Gray has worked at Le Manoir aux Quat’Saisons, Skylon and Rhodes Twenty Four, which received a Michelin star and three AA rosettes during his time there. A cold poached salmon and fennel starter was delicately presented with a (strong) Quincy Collins and allowed plenty of room for my main. Cornish Plaice with rhubarb, chard and parsley sauce was paired – coincidentally – with my favourite white; Plo de l’Isabelle Picpoul de Pinet. The fish was well cooked but I found the rhubarb a bit tough and the swiss chard a bit overpowering. Food envy/observational research leads me to recommend the wild mushroom tartlet starter and braised ox cheek main – I heard nothing but good things. The highlight of my meal was the pudding. Saving the best till last I was really quite smug when everyone complained of being too full for something sweet. A childhood favourite of mine, the warm vanilla rice pudding wasn’t too stodgy and, topped with a scoop of yogurt sorbet and a sprinkling of crumbled crunchy oats, was a civilised take on nostalgia.
The bustly Wednesday evening I was there hosted groups of friends piled on sofas, and couples dining contentedly in alcoves near the greenhouse. For a little more privacy and a larger group I loved the private dining room; dark blue walls and wooden shutters closing it off from the bar area. My design envy continued when I went downstairs.

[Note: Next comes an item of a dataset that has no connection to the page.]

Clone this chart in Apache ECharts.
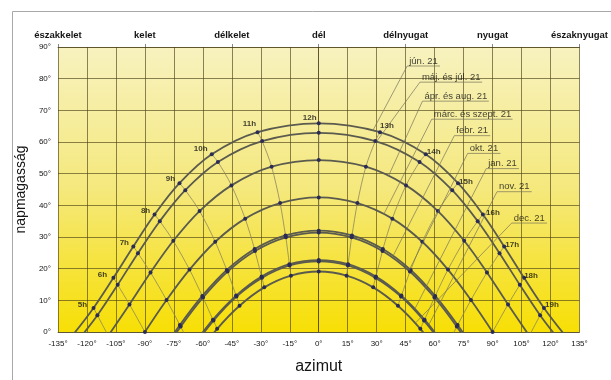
<!DOCTYPE html>
<html><head><meta charset="utf-8">
<script src="https://cdn.jsdelivr.net/npm/echarts@6/dist/echarts.min.js"></script>
<style>html,body{margin:0;padding:0;background:#fff}#c{width:611px;height:380px}</style>
</head><body><div id="c"></div>
<script>
// hour index: 0 = 4h ... 8 = 12h ... 16 = 20h ; points are [azimuth, altitude]
const hourNames = ['4h','5h','6h','7h','8h','9h','10h','11h','12h','13h','14h','15h','16h','17h','18h','19h','20h'];
const xTickLabels = ['-135°','-120°','-105°','-90°','-75°','-60°','-45°','-30°','-15°','0°','15°','30°','45°','60°','75°','90°','105°','120°','135°'];
const yTickLabels = ['0°','10°','20°','30°','40°','50°','60°','70°','80°','90°'];
const dirNames = ['északkelet','kelet','délkelet','dél','délnyugat','nyugat','északnyugat'];

const jun = [[-127.4,-1.0],[-116.6,7.6],[-106.3,17.1],[-96.0,27.0],[-85.0,37.1],[-72.1,47.0],[-55.4,56.1],[-31.7,63.1],[0,65.9],[31.7,63.1],[55.4,56.1],[72.1,47.0],[85.0,37.1],[96.0,27.0],[106.3,17.1],[116.6,7.6],[127.4,-1.0]];
const majJul = [[-125.6,-3.4],[-114.6,5.3],[-104.1,14.9],[-93.6,24.9],[-82.3,35.0],[-69.1,44.8],[-52.2,53.7],[-29.3,60.3],[0,62.9],[29.3,60.3],[52.2,53.7],[69.1,44.8],[82.3,35.0],[93.6,24.9],[104.1,14.9],[114.6,5.3],[125.6,-3.4]];
const aprAug = [null,[-109.0,-1.2],[-98.0,8.7],[-87.1,18.8],[-75.3,28.8],[-61.7,38.2],[-45.2,46.3],[-24.4,52.2],[0,54.3],[24.4,52.2],[45.2,46.3],[61.7,38.2],[75.3,28.8],[87.1,18.8],[98.0,8.7],[109.0,-1.2],null];
const marcSzept = [null,null,[-90,0],[-78.8,10.1],[-66.9,19.7],[-53.6,28.5],[-38.1,35.8],[-20.0,40.7],[0,42.5],[20.0,40.7],[38.1,35.8],[53.6,28.5],[66.9,19.7],[78.8,10.1],[90,0],null,null];
const febr = [null,null,[-82.9,-7.7],[-71.9,2.2],[-60.3,11.4],[-47.6,19.6],[-33.2,26.2],[-17.2,30.5],[0,32.0],[17.2,30.5],[33.2,26.2],[47.6,19.6],[60.3,11.4],[71.9,2.2],[82.9,-7.7],null,null];
const okt = [null,null,[-82.5,-8.2],[-71.5,1.7],[-59.9,10.9],[-47.2,19.1],[-33.0,25.6],[-17.0,29.9],[0,31.4],[17.0,29.9],[33.0,25.6],[47.2,19.1],[59.9,10.9],[71.5,1.7],[82.5,-8.2],null,null];
const nov = [null,null,null,[-65.8,-4.9],[-54.8,3.9],[-42.8,11.5],[-29.6,17.5],[-15.2,21.4],[0,22.7],[15.2,21.4],[29.6,17.5],[42.8,11.5],[54.8,3.9],[65.8,-4.9],null,null,null];
const jan = [null,null,null,[-65.5,-5.2],[-54.5,3.6],[-42.6,11.2],[-29.4,17.1],[-15.1,21.0],[0,22.3],[15.1,21.0],[29.4,17.1],[42.6,11.2],[54.5,3.6],[65.5,-5.2],null,null,null];
const dec = [null,null,null,[-63.4,-7.6],[-52.6,1.0],[-41.0,8.3],[-28.2,14.1],[-14.4,17.8],[0,19.1],[14.4,17.8],[28.2,14.1],[41.0,8.3],[52.6,1.0],[63.4,-7.6],null,null,null];

const dateLabels = ['jún. 21','máj. és júl. 21','ápr. és aug. 21','márc. és szept. 21','febr. 21','okt. 21','jan. 21','nov. 21','dec. 21'];
const labelAnchor = [[45.8,84.0],[52.4,78.9],[53.7,72.9],[58.5,67.2],[70.2,62.0],[77.1,56.4],[86.7,51.6],[92.3,44.3],[99.9,34.4]];
const leaderEnd = [[28,63.6],[30,60.2],[36,49.1],[33.7,37.2],[38.3,23.8],[46.7,19.4],[49.7,7.2],[57,2.3],[50,2.8]];

const FONT = '"Liberation Sans", Arial, sans-serif';
const GRID = {left:58, right:20, top:47, bottom:38};
const pxPerDeg = (611 - GRID.left - GRID.right) / 270;
const DATE_FS = 9.5;

const chart = echarts.init(document.getElementById('c'));
const series = [];

// hour lines (same hour across dates)
const byAlt = [jun, majJul, aprAug, marcSzept, febr, okt, nov, jan, dec];
for (let i = 0; i < hourNames.length; i++) {
  const pts = byAlt.map(c => c[i]).filter(p => p);
  if (pts.length < 2) continue;
  series.push({type:'line', data:pts, smooth:0.3, symbol:'none', silent:true, z:2,
    lineStyle:{color:'#8c875a', width:0.8}});
}

const dayCurves = [jun, majJul, aprAug, marcSzept, febr, okt, jan, nov, dec];
dayCurves.forEach((c) => {
  series.push({type:'line', data:c.filter(p => p), smooth:0.35, symbol:'circle', symbolSize:4, clip:true, z:3, silent:true,
    itemStyle:{color:'#2b2c55'}, lineStyle:{color:'#5a5a4e', width:1.8}});
});

// hour labels next to the June points (label offsets in px)
const hourLabelOffset = {1:[-11,-3],2:[-11,-3],3:[-9,-4],4:[-9,-4],5:[-9,-4],6:[-11,-6],7:[-8,-8],8:[-9,-6],
  9:[7,-6],10:[8,-3],11:[8,-1],12:[10,-2],13:[8,-2],14:[7,-2],15:[8,-3]};
series.push({type:'scatter', symbolSize:0, z:6, silent:true,
  data: jun.map((p, i) => ({value:p, name:hourNames[i],
    label:{show: !!hourLabelOffset[i], offset: hourLabelOffset[i] || [0,0]}})),
  label:{position:'inside', formatter:p => p.name, fontSize:8, fontWeight:'bold', color:'#111', fontFamily:FONT}});

// leader lines with underline
const mctx = document.createElement('canvas').getContext('2d');
mctx.font = DATE_FS + 'px ' + FONT;
dateLabels.forEach((t, k) => {
  const w = mctx.measureText(t).width + 5;
  const a = labelAnchor[k], e = leaderEnd[k];
  series.push({type:'line', data:[e, a, [a[0] + w / pxPerDeg, a[1]]], symbol:'none', silent:true, z:4,
    lineStyle:{color:'#77735a', width:0.7}});
});
series.push({type:'scatter', symbolSize:0, z:5, silent:true,
  data: labelAnchor.map((a, k) => ({value:a, name:dateLabels[k]})),
  label:{show:true, position:'right', distance:2, offset:[0,-5], formatter:p => p.name,
    fontSize:DATE_FS, color:'#111', fontFamily:FONT}});

const gridColor = 'rgba(70,60,20,0.62)';
chart.setOption({
  animation:false,
  textStyle:{fontFamily:FONT},
  graphic:[{type:'rect', shape:{x:12.5, y:11.5, width:700, height:500}, silent:true,
    style:{fill:null, stroke:'#a8a8a8', lineWidth:1}}],
  grid:{...GRID, show:true, borderWidth:0,
    backgroundColor:new echarts.graphic.LinearGradient(0,0,0,1,[
      {offset:0, color:'#f7f2bf'},{offset:0.5, color:'#f5e87c'},{offset:1, color:'#f7df05'}])},
  xAxis:[
    {type:'value', min:-135, max:135, interval:15, position:'bottom',
     name:'azimut', nameLocation:'middle', nameGap:27, nameTextStyle:{fontSize:16, color:'#151515', fontFamily:FONT},
     axisLine:{show:true, lineStyle:{color:gridColor}}, axisTick:{show:false},
     splitLine:{show:true, lineStyle:{color:gridColor, width:1}},
     axisLabel:{fontSize:8, color:'#151515', margin:8, formatter:v => xTickLabels[Math.round((v + 135) / 15)]}},
    {type:'value', min:-135, max:135, interval:45, position:'top',
     axisLine:{show:true, lineStyle:{color:gridColor}}, axisTick:{show:true, length:3, lineStyle:{color:'#888'}},
     splitLine:{show:false},
     axisLabel:{fontSize:9.5, fontWeight:'bold', color:'#151515', margin:7, formatter:v => dirNames[Math.round((v + 135) / 45)]}}
  ],
  yAxis:{type:'value', min:0, max:90, interval:10,
    name:'napmagasság', nameLocation:'middle', nameGap:29, nameRotate:90,
    nameTextStyle:{fontSize:14, color:'#151515', fontFamily:FONT},
    axisLine:{show:true, lineStyle:{color:gridColor}}, axisTick:{show:false},
    splitLine:{show:true, lineStyle:{color:gridColor, width:1}},
    axisLabel:{fontSize:8, color:'#151515', margin:7, formatter:v => yTickLabels[Math.round(v / 10)]}},
  series
});
</script></body></html>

I’m one of those weird people who judges a place by it’s loos. What’s the point in a beautifully designed restaurant if it stops beyond the immediate four walls? A full size bathtub acted as the sink with luxurious rolled hand towels which, in case you had any doubts this far confirmed, yep, this really is very nice.
The food was good, cocktails were better, but it was the actual venue – wonderful staff and gorgeous design – which was the highlight for me, and why I’ll be returning for brunch very soon.